» Task statement
List, from the lines below, each one with "matplotlib" in it.

Rows from a dataset of charts and code:
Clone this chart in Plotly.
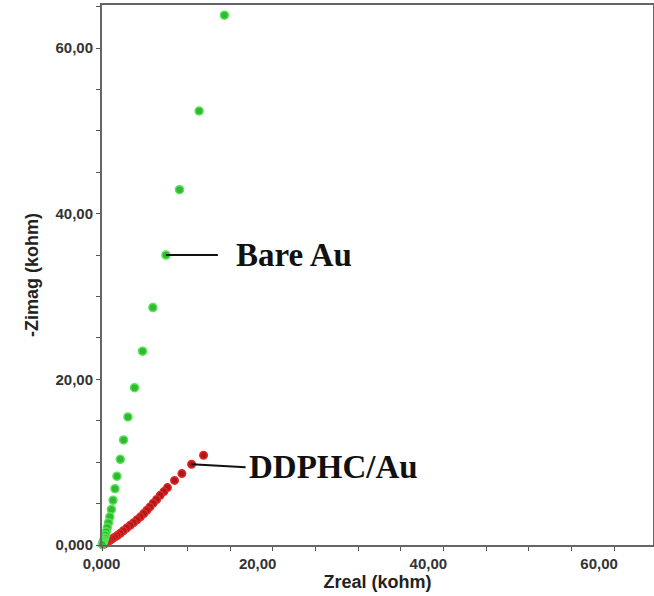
import plotly.graph_objects as go

# Bare Au (green) Nyquist points, kohm
bare_x = [14.34, 11.38, 9.08, 7.49, 5.96, 4.75, 3.81, 3.04, 2.53, 2.14, 1.75, 1.52, 1.29,
          1.10, 0.92, 0.76, 0.62, 0.50, 0.40, 0.31, 0.23, 0.16, 0.10, 0.06, 0.03]
bare_y = [63.97, 52.40, 42.90, 35.00, 28.67, 23.40, 19.00, 15.46, 12.68, 10.35, 8.30, 6.80, 5.40,
          4.30, 3.40, 2.70, 2.10, 1.60, 1.20, 0.85, 0.60, 0.40, 0.25, 0.14, 0.06]

# DDPHC/Au (red) Nyquist points, kohm
ddphc_x = [11.90, 10.50, 9.36, 8.50, 7.67, 7.25, 6.82, 6.40, 6.00, 5.62, 5.26, 4.90, 4.50, 4.10,
           3.70, 3.31, 2.90, 2.50, 2.15, 1.80, 1.50, 1.20, 0.95, 0.72, 0.52, 0.36, 0.24, 0.14, 0.07]
ddphc_y = [10.83, 9.75, 8.62, 7.80, 6.93, 6.45, 6.00, 5.50, 5.05, 4.60, 4.19, 3.80, 3.40, 3.05,
           2.70, 2.38, 2.05, 1.72, 1.42, 1.15, 0.95, 0.74, 0.56, 0.41, 0.29, 0.19, 0.12, 0.07, 0.03]

tick_vals = [0, 20, 40, 60]
x_tick_text = ["<b>" + "\u00a0" * 7 + "0,000</b>", "<b>20,00</b>", "<b>40,00</b>", "<b>60,00</b>"]
y_tick_text = ["<b>0,000</b>", "<b>20,00</b>", "<b>40,00</b>", "<b>60,00</b>"]
series_labels = ["Bare Au", "DDPHC/Au"]

fig = go.Figure()
fig.add_trace(go.Scatter(
    x=ddphc_x, y=ddphc_y, mode="markers", name=series_labels[1],
    marker=dict(size=7.5, color="#b01818", line=dict(color="#e02828", width=1.5)),
    cliponaxis=False))
fig.add_trace(go.Scatter(
    x=bare_x, y=bare_y, mode="markers", name=series_labels[0],
    marker=dict(size=8, color="#33b833", line=dict(color="#55e655", width=1.5)),
    cliponaxis=False))

ann_font = dict(family="Liberation Serif, Times New Roman, serif", size=33, color="#111111")
fig.add_annotation(x=bare_x[3], y=bare_y[3], text="<b>" + series_labels[0] + "</b>",
                   showarrow=True, arrowhead=0, arrowwidth=2, arrowcolor="#111111",
                   ax=52, ay=0, xanchor="left", borderpad=17, font=ann_font)
fig.add_annotation(x=ddphc_x[1], y=ddphc_y[1], text="<b>" + series_labels[1] + "</b>",
                   showarrow=True, arrowhead=0, arrowwidth=2, arrowcolor="#111111",
                   ax=54, ay=3, xanchor="left", borderpad=2, font=ann_font)

axis_common = dict(
    showgrid=False, zeroline=False, showline=True, linecolor="#666666", linewidth=2,
    mirror=True, ticks="outside", ticklen=4, tickcolor="#555555", tickwidth=1,
    tickvals=tick_vals, automargin=False,
    minor=dict(dtick=5, ticks="outside", ticklen=4, tickcolor="#555555", tickwidth=1),
    tickfont=dict(family="Liberation Sans, Arial, sans-serif", size=15, color="#333333"),
)

fig.update_xaxes(**axis_common, range=[0, 64.56], ticktext=x_tick_text, ticklabelshift=-15,
                 title=dict(text="<b>Zreal (kohm)</b>", standoff=4,
                            font=dict(family="Liberation Sans, Arial, sans-serif", size=18, color="#222222")))
fig.update_yaxes(**axis_common, range=[0, 65.2], ticktext=y_tick_text,
                 title=dict(text="<b>-Zimag (kohm)</b>", standoff=12,
                            font=dict(family="Liberation Sans, Arial, sans-serif", size=18, color="#222222")))

fig.update_layout(
    width=654, height=596,
    margin=dict(l=102, r=1, t=5, b=51),
    paper_bgcolor="white", plot_bgcolor="white",
    showlegend=False,
)

fig.write_html("out.html", config={"displayModeBar": False},
               post_script="document.body.style.margin='0';document.body.style.overflow='hidden';")
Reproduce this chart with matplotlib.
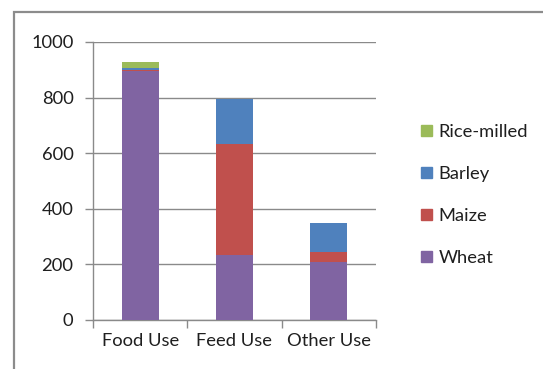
import numpy as np
import matplotlib.pyplot as plt
from matplotlib.patches import Rectangle, Patch

plt.rcParams['font.family'] = ['Lato', 'DejaVu Sans']

categories = ['Food Use', 'Feed Use', 'Other Use']
wheat  = [894, 233, 210]
maize  = [7, 401, 36]
barley = [4, 160, 102]
rice   = [22, 0, 0]

series = [wheat, maize, barley, rice]
names = ['Wheat', 'Maize', 'Barley', 'Rice-milled']
cols = ['#8064A2', '#C0504D', '#4F81BD', '#9BBB59']

fig = plt.figure(figsize=(5.43, 3.69), dpi=100)
ax = fig.add_axes([93/543., 49/369., 283/543., 278/369.])

# outer chart border (partly cut off at the right/bottom like the screenshot)
fig.patches.append(Rectangle((13.5/543., -0.05), 1.0, 1.05 - 12.5/369., transform=fig.transFigure,
                             fill=False, edgecolor='#8c8c8c', linewidth=1.6))

x = np.arange(len(categories))
bottom = np.zeros(len(categories))
for vals, nm, c in zip(series, names, cols):
    vals = np.asarray(vals, dtype=float)
    ax.bar(x, vals, width=0.39, bottom=bottom, color=c, label=nm, linewidth=0, zorder=3)
    bottom += vals

ax.set_xlim(-0.5, 2.5)
ax.set_ylim(0, 1000)
ax.set_yticks(np.arange(0, 1001, 200))
ax.yaxis.grid(True, color='#8a8a8a', linewidth=1.0, zorder=0)
ax.set_axisbelow(True)

# excel style category ticks between groups
ax.set_xticks([-0.5, 0.5, 1.5, 2.5])
ax.set_xticklabels([])
ax.set_xticks(x, minor=True)
ax.set_xticklabels(categories, minor=True, fontsize=13.2, color='#1f1f1f')
ax.tick_params(axis='x', which='minor', length=0, pad=9)
ax.tick_params(axis='x', which='major', length=6, color='#8a8a8a', width=1)
ax.tick_params(axis='y', length=6, color='#8a8a8a', width=1, labelsize=13.2, labelcolor='#1f1f1f', pad=8)

for s in ['top', 'right']:
    ax.spines[s].set_visible(False)
for s in ['left', 'bottom']:
    ax.spines[s].set_color('#8a8a8a')
    ax.spines[s].set_linewidth(1.0)

handles = [Patch(color=c, label=n) for c, n in zip(cols[::-1], names[::-1])]
fig.legend(handles=handles, loc='center left', bbox_to_anchor=(404/543., 1 - 195/369.),
           frameon=False, fontsize=13.2, handlelength=0.6, handleheight=0.6,
           handletextpad=0.4, labelspacing=1.42, labelcolor='#1f1f1f')

fig.savefig('out.png', dpi=100)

» Worked answer
Reproduce this chart with matplotlib.
import matplotlib.pyplot as plt
from matplotlib.patches import Rectangle, Patch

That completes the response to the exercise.